G'day, for mine, ISX should: 1) take some measure to protect their position re: costs, and 2) be seen to be proactive re: resolution. If they don't win the case, then an Offer of Comp/Calderbank is not going to help them. If they do win, they will be a better position to argue for indemnity costs for the backend preparation and costs of the hearing (which will be substantial), when the time comes. That's a pretty broad-brush explanation. The sme goes for ASX. They can serve an Offer of Comp if they wish and they undoubtedly will at some point (if not already).
If an offer is made, it may coax ASX to the table to discuss settlement. If ISX serve an offer reflecting what their current assessment is, then that gives ASX no incentive whatsoever. They may as well not do it. People should expect that ISX, if they win, will not be awarded anything approaching the $500M odd they're particularising. There is no incentive for ASX if ISX maintain their current bloated assessment of damages. That is pie in the sky stuff and there has to be a genuine element of real compromise to reflect all contingencies and demonstrate a willingness to resolve the matter. I doubt whether much will happen without the involvement of ASIC and I have suggested before, more than once, that in an ideal world you would try to get a tri-partite settlement conference happening, with a view to resolving all matters. That won't happen unless all are amenable to the idea and can put commercial sensibility ahead of corporate ego.
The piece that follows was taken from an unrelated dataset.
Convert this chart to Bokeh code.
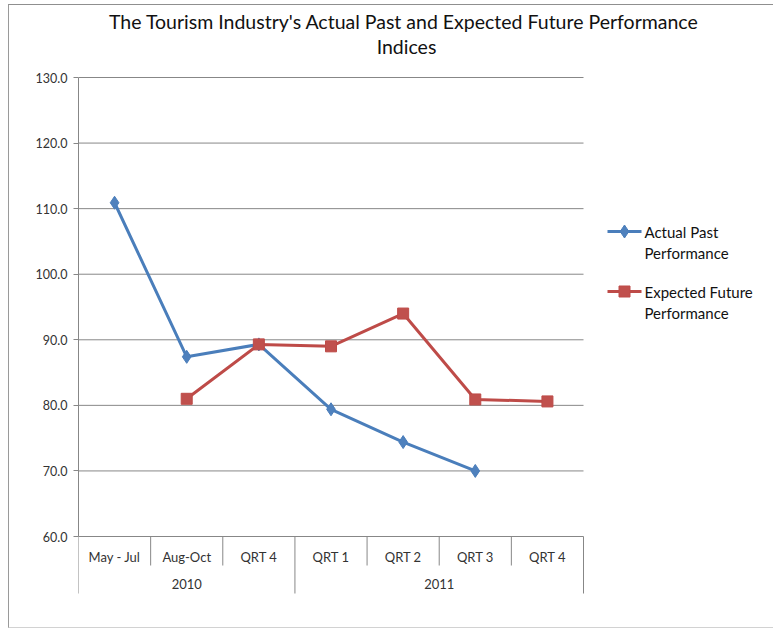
from bokeh.plotting import figure
from bokeh.models import Range1d, FixedTicker, PrintfTickFormatter
from bokeh.core.properties import value
from bokeh.embed import file_html
from bokeh.resources import INLINE

nan = float("nan")

# ---- data -------------------------------------------------------------
periods = ["May - Jul", "Aug-Oct", "QRT 4", "QRT 1", "QRT 2", "QRT 3", "QRT 4"]
years = ["2010", "2011"]
periods_per_year = [3, 4]
actual_past = [110.9, 87.4, 89.3, 79.4, 74.4, 70.0, nan]
expected_future = [nan, 81.0, 89.3, 89.0, 94.0, 80.9, 80.6]
y_ticks = [60, 70, 80, 90, 100, 110, 120, 130]
series_labels = [["Actual Past", "Performance"], ["Expected Future", "Performance"]]
title_lines = ["The Tourism  Industry's Actual Past and Expected Future Performance", "Indices"]

# ---- layout (canvas pixels) -------------------------------------------
W, H = 765, 624
FRAME_LEFT = 69            # pixel x of the first category boundary
PLOT_RIGHT = 574           # pixel x of the last category boundary
Y_TOP_PX, Y_BOT_PX = 72, 531   # pixel y of the top / bottom tick

n = len(periods)
ux = (PLOT_RIGHT - FRAME_LEFT) / n
y_lo, y_hi = min(y_ticks), max(y_ticks)
uy = (Y_BOT_PX - Y_TOP_PX) / (y_hi - y_lo)


def dx(px):
    return (px - FRAME_LEFT) / ux


def dy(py):
    return y_hi - (py - Y_TOP_PX) / uy


FONT = value("Lato")
GRID = "#878787"
BLUE_LINE, BLUE_MARK = "#4a7ebb", "#4f81bd"
RED_LINE, RED_MARK = "#be4b48", "#c0504d"

p = figure(
    width=W, height=H,
    x_range=Range1d(0, dx(W)), y_range=Range1d(dy(H), dy(0)),
    output_backend="svg", toolbar_location=None, x_axis_location=None,
    min_border_left=FRAME_LEFT, min_border_right=0, min_border_top=0, min_border_bottom=0,
    background_fill_color="white", border_fill_color="white",
    margin=(4, 0, 0, 8),
    styles={
        "border-top": "1px solid #8f8f8f",
        "border-left": "1px solid #9a9a9a",
        "border-bottom": "1px solid #d2d2d2",
    },
)
p.outline_line_color = None
p.grid.visible = False

# value axis
ax = p.yaxis[0]
ax.ticker = FixedTicker(ticks=y_ticks)
ax.formatter = PrintfTickFormatter(format="%.1f")
ax.bounds = (y_lo, y_hi)
ax.axis_line_color = GRID
ax.major_tick_line_color = GRID
ax.major_tick_out = 5
ax.major_tick_in = 0
ax.minor_tick_line_color = None
ax.major_label_standoff = 6
ax.major_label_text_font = "Lato"
ax.major_label_text_font_size = "12.5px"
ax.major_label_text_color = "#333333"

# horizontal gridlines
p.segment(x0=[0] * len(y_ticks), x1=[n] * len(y_ticks), y0=y_ticks, y1=y_ticks,
          line_color=GRID, line_width=1)

# category axis: period labels, year labels and separators
centers = [i + 0.5 for i in range(n)]
p.text(x=centers, y=[dy(551)] * n, text=periods, text_font=FONT, text_font_size="13px",
       text_color="#333333", text_align="center", text_baseline="middle")

bounds = [0]
for c in periods_per_year:
    bounds.append(bounds[-1] + c)
inner = [i for i in range(1, n) if i not in bounds]
p.segment(x0=inner, x1=inner, y0=[y_lo] * len(inner), y1=[dy(560)] * len(inner),
          line_color=GRID, line_width=1)
p.segment(x0=bounds, x1=bounds, y0=[y_lo] * len(bounds), y1=[dy(588)] * len(bounds),
          line_color=GRID, line_width=1)
year_x = [(bounds[i] + bounds[i + 1]) / 2 for i in range(len(years))]
p.text(x=year_x, y=[dy(578)] * len(years), text=years, text_font=FONT, text_font_size="13px",
       text_color="#333333", text_align="center", text_baseline="middle")

# series
p.line(centers, actual_past, line_color=BLUE_LINE, line_width=3)
p.scatter(centers, actual_past, marker="diamond", size=13,
          fill_color=BLUE_MARK, line_color=BLUE_LINE, line_width=1)
p.line(centers, expected_future, line_color=RED_LINE, line_width=3)
p.scatter(centers, expected_future, marker="square", size=11,
          fill_color=RED_MARK, line_color=RED_LINE, line_width=1)

# legend
leg_rows = [226, 286]
styles = [(BLUE_LINE, BLUE_MARK, "diamond", 13), (RED_LINE, RED_MARK, "square", 11)]
for (lc, mc, mk, sz), row, lines in zip(styles, leg_rows, series_labels):
    p.line([dx(598), dx(632)], [dy(row), dy(row)], line_color=lc, line_width=3)
    p.scatter([dx(615)], [dy(row)], marker=mk, size=sz, fill_color=mc, line_color=lc)
    p.text(x=[dx(635)] * len(lines), y=[dy(row), dy(row + 21)], text=lines,
           text_font=FONT, text_font_size="15px", text_color="#111111",
           text_align="left", text_baseline="middle")

# title
p.text(x=[dx(397)] * len(title_lines), y=[dy(15.5), dy(41)], text=title_lines,
       text_font=FONT, text_font_size="19.5px", text_color="#111111",
       text_align="center", text_baseline="middle")

open("out.html", "w").write(file_html(p, INLINE))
Given the downside for all of them, I think it's in the interests of all parties to try and wrap it up and move forward. There is certainly a duty to do so in keeping with the overriding purpose of civil procedure litigation, which this all is. There are no criminal allegations here.
When a client says "it's about the principles of the matter", then give them an estimate of what it will cost to run the case all the way to the High Court - and possibly lose - and then you'll see the whites of the eyes. The said rusted on 'principles' change quite quickly and commercial commonsense hopefully kicks in. If people are concerned about the legal costs now, in what has been a pretty tame run insofar as Federal Court litigation is concerned (and I'm saying that for both parties not just ISX), then wait until this matter ramps up when a hearing date is allocated and a silk, possibly two juniors, and a team of instructing solicitors gear up for final preparation and what may be a three week trial.
As to an earlier query, the time to talk settlement is when the bulk of all of the evidence has been laid out and that would be post-discovery, expert reports, etc, not before. That is, the parties can make a reasonable estimate of the case, balance up the pros and cons, and talk meaningfully. Having said that, I would've hoped that the parties should have a fair idea of the lay of the land by now.